* Supplied records
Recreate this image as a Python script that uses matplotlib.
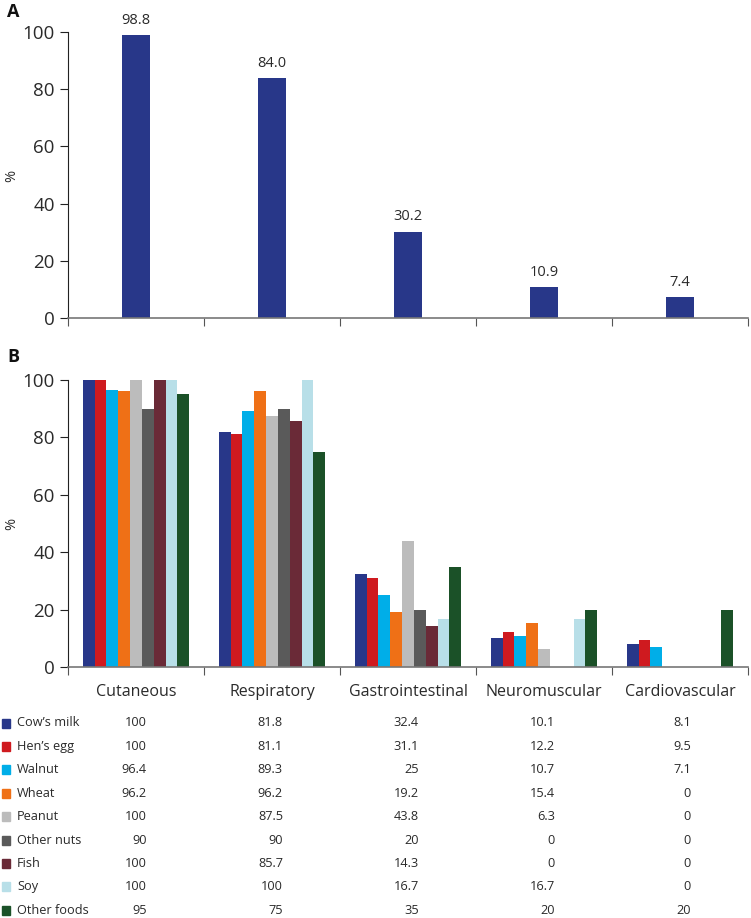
import numpy as np
import matplotlib.pyplot as plt
from matplotlib.patches import Rectangle
from matplotlib.transforms import blended_transform_factory

plt.rcParams['font.family'] = ['Open Sans', 'DejaVu Sans']

# -- Data
systems = ['Cutaneous', 'Respiratory', 'Gastrointestinal', 'Neuromuscular', 'Cardiovascular']
overall = [98.8, 84.0, 30.2, 10.9, 7.4]

foods = ['Cow\u2019s milk', 'Hen\u2019s egg', 'Walnut', 'Wheat', 'Peanut',
         'Other nuts', 'Fish', 'Soy', 'Other foods']
cows_milk = [100, 81.8, 32.4, 10.1, 8.1]
hens_egg = [100, 81.1, 31.1, 12.2, 9.5]
walnut = [96.4, 89.3, 25, 10.7, 7.1]
wheat = [96.2, 96.2, 19.2, 15.4, 0]
peanut = [100, 87.5, 43.8, 6.3, 0]
other_nuts = [90, 90, 20, 0, 0]
fish = [100, 85.7, 14.3, 0, 0]
soy = [100, 100, 16.7, 16.7, 0]
other_foods = [95, 75, 35, 20, 20]
food_values = [cows_milk, hens_egg, walnut, wheat, peanut, other_nuts, fish, soy, other_foods]

colors = ['#283789', '#cf1a1f', '#00aee8', '#ef7016', '#bcbcbc',
          '#5a5a5a', '#6a2a37', '#b8dfe8', '#1b5128']

W, H = 751, 918
fig = plt.figure(figsize=(W / 100, H / 100), dpi=100)

x = np.arange(len(systems))
tc = '#2a2a2a'


def style_axes(ax):
    ax.set_xlim(-0.5, len(systems) - 0.5)
    ax.set_ylim(0, 100)
    ax.set_yticks([0, 20, 40, 60, 80, 100])
    ax.spines['top'].set_visible(False)
    ax.spines['right'].set_visible(False)
    ax.spines['left'].set_color('#222222')
    ax.spines['bottom'].set_color('#777777')
    ax.spines['bottom'].set_linewidth(1.2)
    ax.tick_params(axis='y', labelsize=13.5, colors='#222222', length=6, labelcolor=tc)
    ax.set_xticks(np.arange(len(systems) + 1) - 0.5)
    ax.set_xticklabels([])
    ax.tick_params(axis='x', length=6, color='#555555')
    ax.set_xticks(x, minor=True)
    ax.tick_params(axis='x', which='minor', length=0, labelsize=11.5, labelcolor=tc, pad=12)


# -- Panel A
axA = fig.add_axes([68 / W, 1 - 318 / H, 680 / W, 286 / H])
bars = axA.bar(x, overall, width=0.213, color=colors[0])
for b, v in zip(bars, overall):
    axA.text(b.get_x() + b.get_width() / 2, v + 2.5, f'{v:.1f}', ha='center', va='bottom',
             fontsize=10.5, color=tc)
style_axes(axA)
fig.text(7 / W, 1 - 12 / H, 'A', fontsize=13, fontweight='bold', va='center', color='#111111')
fig.text(12 / W, 1 - 176 / H, '%', fontsize=10.5, rotation=90, ha='center', va='center', color=tc)

# -- Panel B
axB = fig.add_axes([68 / W, 1 - 667 / H, 680 / W, 287 / H])
w = 0.087
n = len(foods)
for j, (vals, c) in enumerate(zip(food_values, colors)):
    axB.bar(x + (j - (n - 1) / 2) * w, vals, width=w, color=c)
style_axes(axB)
axB.set_xticklabels(systems, minor=True)
fig.text(7 / W, 1 - 357 / H, 'B', fontsize=13, fontweight='bold', va='center', color='#111111')
fig.text(12 / W, 1 - 524 / H, '%', fontsize=10.5, rotation=90, ha='center', va='center', color=tc)

# -- Table
trans = blended_transform_factory(axB.transData, fig.transFigure)
row0, dy = 723, 23.4
for k, (name, vals, c) in enumerate(zip(foods, food_values, colors)):
    yy = 1 - (row0 + k * dy) / H
    fig.add_artist(Rectangle((2 / W, yy - 4.5 / H), 8 / W, 9 / H, color=c,
                             transform=fig.transFigure))
    fig.text(17 / W, yy, name, fontsize=9.2, va='center', color=tc)
    for i, v in enumerate(vals):
        fig.text(i + 0.08, yy, f'{v:g}', fontsize=9.2, va='center', ha='right',
                 color=tc, transform=trans)

fig.savefig('out.png', dpi=100)
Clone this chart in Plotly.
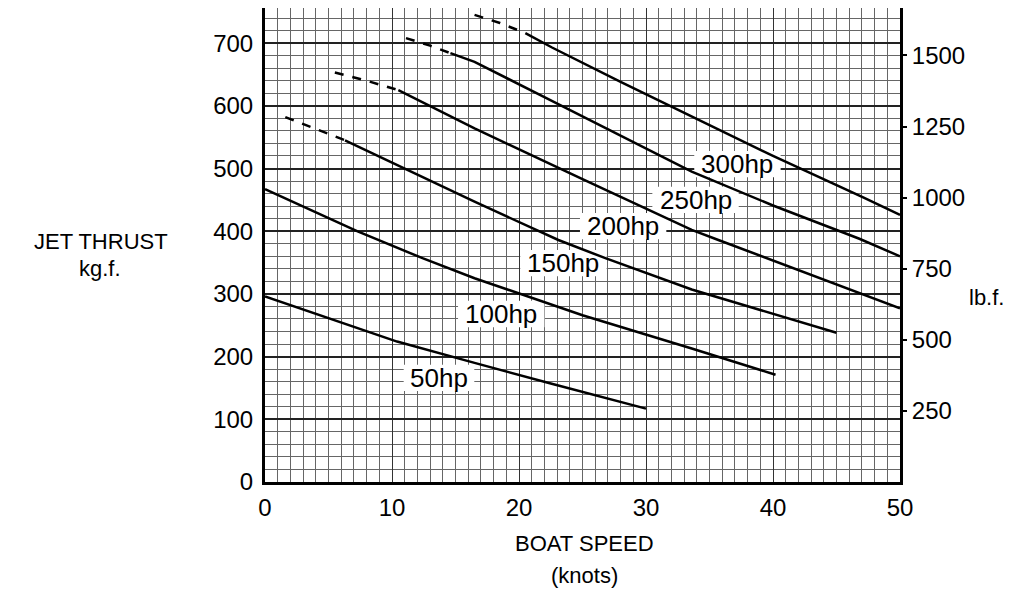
import plotly.graph_objects as go

# ---- data (boat speed in knots, jet thrust in kg.f.) ----
hp_labels = ["50hp", "100hp", "150hp", "200hp", "250hp", "300hp"]

speed_50 = [0, 5, 10.4, 16.5, 22.5, 30]
thrust_50 = [296, 261, 224, 190, 157, 117]

speed_100 = [0, 7.25, 12.4, 16.5, 25, 33.6, 40.2]
thrust_100 = [467, 400, 357, 325, 266, 213, 171]

speed_150_dash = [1.6, 4, 6.3]
thrust_150_dash = [582, 563, 545]
speed_150 = [6.3, 11, 16.5, 23.1, 26.8, 33.6, 40, 45]
thrust_150 = [545, 500, 447, 386, 357, 307, 268, 238]

speed_200_dash = [5.5, 8, 10.5]
thrust_200_dash = [653, 640, 625]
speed_200 = [10.5, 16.5, 25, 33.6, 35.7, 42, 50]
thrust_200 = [625, 564, 483, 402, 386, 338, 277]

speed_250_dash = [11.1, 13, 14.6]
thrust_250_dash = [708, 696, 684]
speed_250 = [14.6, 16.5, 22, 33.6, 40, 46.8, 50]
thrust_250 = [684, 670, 614, 495, 441, 388, 360]

speed_300_dash = [16.5, 18.5, 20.5]
thrust_300_dash = [745, 732, 716]
speed_300 = [20.5, 22.6, 28, 33.6, 40, 47.1, 50]
thrust_300 = [716, 693, 638, 583, 520, 454, 426]

label_speed = [13.7, 18.6, 23.5, 28.2, 33.9, 37.2]
label_thrust = [166, 268, 349, 408, 450, 507]

x_ticks = [0, 10, 20, 30, 40, 50]
y_ticks = [0, 100, 200, 300, 400, 500, 600, 700]
lb_ticks = [250, 500, 750, 1000, 1250, 1500]
KG_TO_LB = 2.20462
Y_MAX = 756

FONT = "Liberation Sans, Arial, Helvetica, sans-serif"

fig = go.Figure()

solid = [(speed_50, thrust_50), (speed_100, thrust_100), (speed_150, thrust_150),
         (speed_200, thrust_200), (speed_250, thrust_250), (speed_300, thrust_300)]
dashed = [(speed_150_dash, thrust_150_dash), (speed_200_dash, thrust_200_dash),
          (speed_250_dash, thrust_250_dash), (speed_300_dash, thrust_300_dash)]

for xs, ys in solid:
    fig.add_trace(go.Scatter(x=xs, y=ys, mode="lines", line=dict(color="black", width=2.5),
                             showlegend=False, hoverinfo="skip"))
for xs, ys in dashed:
    fig.add_trace(go.Scatter(x=xs, y=ys, mode="lines", line=dict(color="black", width=2.5, dash="dash"),
                             showlegend=False, hoverinfo="skip"))

# invisible trace for secondary axis
fig.add_trace(go.Scatter(x=[0], y=[0], yaxis="y2", mode="markers", marker=dict(opacity=0),
                         showlegend=False, hoverinfo="skip"))

# labels: white box between grid and curves, text on top
for txt, lx, ly in zip(hp_labels, label_speed, label_thrust):
    half_w = len(txt) * 0.62 + 0.3
    half_h = 21
    fig.add_shape(type="rect", xref="x", yref="y", x0=lx - half_w, x1=lx + half_w,
                  y0=ly - half_h, y1=ly + half_h, fillcolor="white", line=dict(width=0),
                  layer="between")
    fig.add_annotation(x=lx, y=ly, text=txt, showarrow=False,
                       font=dict(size=26, color="black", family=FONT))

# plot area in page pixels: x 265..900, y 8..482
def paper_x(px):
    return (px - 265) / 635

def paper_y(py):
    return (482 - py) / 474

titles = [("JET THRUST", 101, 242), ("kg.f.", 100, 268), ("lb.f.", 986, 297),
          ("BOAT SPEED", 584, 543), ("(knots)", 584, 575)]
for txt, px, py in titles:
    fig.add_annotation(x=paper_x(px), y=paper_y(py), xref="paper", yref="paper", text=txt,
                       xanchor="center", yanchor="middle",
                       showarrow=False, font=dict(size=22, color="black", family=FONT))

fig.update_layout(
    width=1033, height=594,
    margin=dict(l=257, r=141, t=0, b=120, autoexpand=False),
    paper_bgcolor="white", plot_bgcolor="white",
    font=dict(family=FONT, size=24, color="black"),
    xaxis=dict(range=[0, 50], tickvals=x_ticks, showgrid=True, gridcolor="#333", gridwidth=1,
               minor=dict(dtick=1, showgrid=True, gridcolor="#666", gridwidth=1),
               showline=True, linecolor="black", linewidth=3, mirror=True, zeroline=False,
               ticks="", ticklabelstandoff=2, automargin=False),
    yaxis=dict(range=[0, Y_MAX], tickvals=y_ticks, showgrid=True, gridcolor="#222", gridwidth=1.5,
               minor=dict(dtick=20, showgrid=True, gridcolor="#666", gridwidth=1),
               showline=True, linecolor="black", linewidth=3, mirror=True, zeroline=False,
               ticks="", ticklabelstandoff=4, automargin=False),
    yaxis2=dict(range=[0, Y_MAX * KG_TO_LB], tickvals=lb_ticks, overlaying="y", side="right",
                showgrid=False, zeroline=False, showline=False, ticks="outside", ticklen=6,
                tickcolor="black", tickwidth=1.5, automargin=False),
)

fig.write_html("out.html")
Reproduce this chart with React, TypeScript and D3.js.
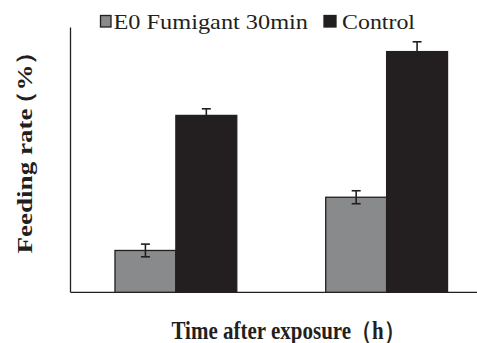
import React from "react";
import * as d3 from "d3";

const categories = ["24", "48"];
const seriesNames = ["E0 Fumigant 30min", "Control"];
const fumigantValues = [15.8, 35.9];
const fumigantErrors = [2.4, 2.45];
const controlValues = [66.8, 90.9];
const controlErrors = [2.5, 3.7];

const W = 477;
const H = 343;
const colors = ["#898a8c", "#231f20"];
const ink = "#231f20";
const serif = "Liberation Serif";

export default function App() {
  const x = d3
    .scaleBand<string>()
    .domain(categories)
    .range([70.5, 492])
    .paddingInner(0.422)
    .paddingOuter(0.211);
  const inner = d3
    .scaleBand<number>()
    .domain([0, 1])
    .range([0, x.bandwidth()]);
  const y = d3.scaleLinear().domain([0, 100]).range([292.3, 27.5]);

  const series = [
    { vals: fumigantValues, errs: fumigantErrors },
    { vals: controlValues, errs: controlErrors },
  ];

  return (
    <svg
      width={W}
      height={H}
      style={{ position: "absolute", left: 0, top: 0, background: "#fff" }}
    >
      <line x1={x.range()[0]} x2={x.range()[0]} y1={y(100)} y2={y(0)} stroke={ink} strokeWidth={1.3} />
      <line x1={x.range()[0]} x2={x.range()[1]} y1={y(0)} y2={y(0)} stroke={ink} strokeWidth={1.3} />

      {series.map((s, si) =>
        categories.map((c, ci) => {
          const bx = (x(c) as number) + (inner(si) as number);
          const bw = inner.bandwidth();
          const cx = bx + bw / 2;
          const v = s.vals[ci];
          const e = s.errs[ci];
          return (
            <g key={`${si}-${ci}`}>
              <rect
                x={bx}
                y={y(v)}
                width={bw}
                height={y(0) - y(v)}
                fill={colors[si]}
                stroke={ink}
                strokeWidth={1.3}
              />
              <line x1={cx} x2={cx} y1={y(v + e)} y2={y(v - e)} stroke={ink} strokeWidth={1.6} />
              <line x1={cx - 4.5} x2={cx + 4.5} y1={y(v + e)} y2={y(v + e)} stroke={ink} strokeWidth={1.6} />
              <line x1={cx - 4.5} x2={cx + 4.5} y1={y(v - e)} y2={y(v - e)} stroke={ink} strokeWidth={1.6} />
            </g>
          );
        })
      )}

      <rect x={100.5} y={15.5} width={10.5} height={11.5} fill={colors[0]} stroke={ink} strokeWidth={1.3} />
      <text x={113.5} y={28.8} fontSize={22} fontFamily={serif} fill={ink} textLength={194.5} lengthAdjust="spacingAndGlyphs">
        {seriesNames[0]}
      </text>
      <rect x={324} y={15.5} width={12} height={11.5} fill={colors[1]} stroke={ink} strokeWidth={1.3} />
      <text x={342} y={28.8} fontSize={22} fontFamily={serif} fill={ink} textLength={73} lengthAdjust="spacingAndGlyphs">
        {seriesNames[1]}
      </text>

      <text
        transform="translate(171.5,338.5) scale(0.84,1)"
        fontSize={25}
        fontWeight="bold"
        fontFamily={serif}
        fill={ink}
      >
        Time after exposure（h）
      </text>
      <text
        transform="translate(32,253.5) scale(0.84,1) rotate(-90)"
        fontSize={26}
        fontWeight="bold"
        fontFamily={serif}
        fill={ink}
      >
        <tspan textLength={145} lengthAdjust="spacingAndGlyphs">Feeding rate</tspan>
        <tspan dx={-8}>（%）</tspan>
      </text>
    </svg>
  );
}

* Task
From the first line above through the line containing "fig = plt.figure(figsize=(W", copy everything exactly, without the pictures.

* Exercise response
Recreate this image as a Python script that uses matplotlib.
import numpy as np
import matplotlib.pyplot as plt
from matplotlib.patches import Rectangle
from matplotlib.transforms import blended_transform_factory

plt.rcParams['font.family'] = ['Open Sans', 'DejaVu Sans']

# -- Data
systems = ['Cutaneous', 'Respiratory', 'Gastrointestinal', 'Neuromuscular', 'Cardiovascular']
overall = [98.8, 84.0, 30.2, 10.9, 7.4]

foods = ['Cow\u2019s milk', 'Hen\u2019s egg', 'Walnut', 'Wheat', 'Peanut',
         'Other nuts', 'Fish', 'Soy', 'Other foods']
cows_milk = [100, 81.8, 32.4, 10.1, 8.1]
hens_egg = [100, 81.1, 31.1, 12.2, 9.5]
walnut = [96.4, 89.3, 25, 10.7, 7.1]
wheat = [96.2, 96.2, 19.2, 15.4, 0]
peanut = [100, 87.5, 43.8, 6.3, 0]
other_nuts = [90, 90, 20, 0, 0]
fish = [100, 85.7, 14.3, 0, 0]
soy = [100, 100, 16.7, 16.7, 0]
other_foods = [95, 75, 35, 20, 20]
food_values = [cows_milk, hens_egg, walnut, wheat, peanut, other_nuts, fish, soy, other_foods]

colors = ['#283789', '#cf1a1f', '#00aee8', '#ef7016', '#bcbcbc',
          '#5a5a5a', '#6a2a37', '#b8dfe8', '#1b5128']

W, H = 751, 918
fig = plt.figure(figsize=(W / 100, H / 100), dpi=100)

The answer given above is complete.